Writing fiction can result in a strange intertwining of imagination and real life.
Many years ago a young woman from my home town died in a terrible fire. I did not know her well, but was acquainted with her since her family went to my church. The fire began in the night because of an electrical short and the entire house sustained terrible damage. It was an off-campus college residence and she was the only fatality. That incident has remained indelibly etched in my memory, perhaps because I was in high school, a time when the highs and lows of adolescence seem, well, much higher and much lower. I felt such empathy for her family and the years they would have without her.
One of the maxims of beginning fiction writers like me is to write what you know. Because I’ve lived in a small town all my life, all of the stories from my first book, The Education of a Teacher, came from that small town. The people were real, the stories were true. The dialogue and choices about the arrangement of the plot were creative. But always this book was mainly concerned with what actually happened in my teaching life.
Now I move into fiction as I write my second book.

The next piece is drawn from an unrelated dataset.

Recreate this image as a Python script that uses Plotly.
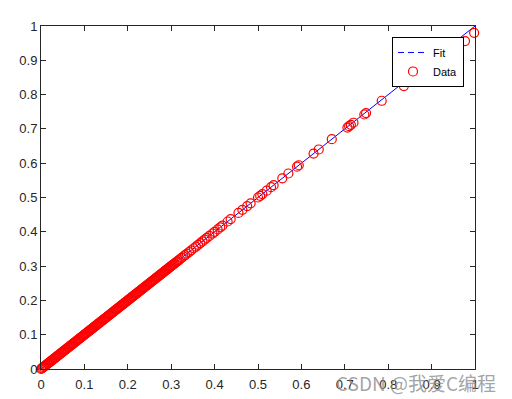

Early in my teaching career, I taught a young woman who could not give a speech in front of an audience without sneezing, sometimes a hundred times. She connected any kind of situation where she was the center of attention with a terrible experience that had happened to her when she was in elementary school. A teacher had embarrassed her, unmercifully, in front of her peers. Because of the way her brain processed that event, she believed that if she spoke in front of an audience she would be mortified, humiliated, and unable to proceed. Perhaps because a sneeze was involved in the earlier incident, her body chose that reaction and it convinced teachers that she could not speak. So they would give her a different assignment and call it a day.
That episode represented an extreme instance of an idea called perceptual constancy. If something happens to us—especially an emotionally terrifying event—we believe, under somewhat similar circumstances, that the result will be the same the second time. The classic cliché is the example of a youngster who is afraid of dogs all her life because a dog bit her when she was young.
So, to repeat myself, writing fiction can result in a strange intertwining of imagination and real life. The main character in my new novel, Grace Kimball, carries a terrible burden. She survived such a fire in college and others did not. Grace carries a physical reminder of that fire, a small, white scar on one of her hands. Whenever she is feeling stressed or unsure of herself, she relives—in a dream—that terrible fire. Any situation where fire is involved causes Grace to have both a strong physical and emotional reaction.
So, what is a good fiction author to do when it is her responsibility to put her main character through the grinder of stress, emotional terror, physical discomfort, and downright horror? Hmmm… think I might need to have a fire in this book?